Black Holes as Laboratories for Quantum Gravity
Black holes are natural laboratories for testing theories of quantum gravity, which aim to unify quantum mechanics and general relativity. The singularities and extreme conditions near black holes expose the limitations of classical theories. Approaches like loop quantum gravity propose that spacetime is discrete at the Planck scale (10^-35 m), preventing true infinities, while string theory envisions black holes as complex structures of vibrating strings, avoiding singularities. These theories remain speculative, but black holes provide a critical testing ground, driving advancements in our understanding of the universe’s fundamental fabric.

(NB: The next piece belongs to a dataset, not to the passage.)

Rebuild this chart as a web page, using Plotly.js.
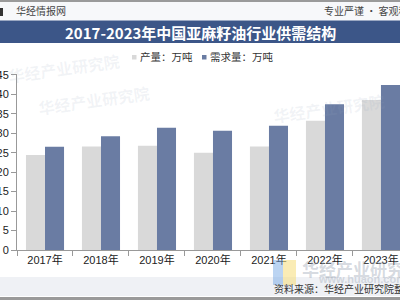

Observational Triumphs: Imaging Black Holes
In 2019, the Event Horizon Telescope (EHT) captured the first image of a black hole in the M87 galaxy, followed by an image of Sagittarius A* in 2022. These images show the shadow of the event horizon against the glowing accretion disc, confirming predictions of general relativity. The distorted, ring-like appearance, often described as doughnut-shaped, results from spacetime curvature bending light paths, with the shadow’s size and shape influenced by the black hole’s spin and orientation. These observations validate theoretical models and open new avenues for studying black hole properties, such as spin and magnetic fields, which influence the jets of material they eject.
Black Holes and Wormholes
Some theoretical models suggest black holes could be connected to wormholes—hypothetical tunnels linking distant points in spacetime. The Einstein-Rosen bridge, derived from Schwarzschild’s solution, describes a wormhole within a black hole, though it’s non-traversable due to the singularity. Recent ideas, like the ER=EPR conjecture, propose that quantum entanglement might create non-traversable wormhole-like connections, potentially linking a black hole’s interior to its exterior or even another black hole. While speculative, these ideas hint at a deeper connection between quantum mechanics, gravity, and spacetime geometry.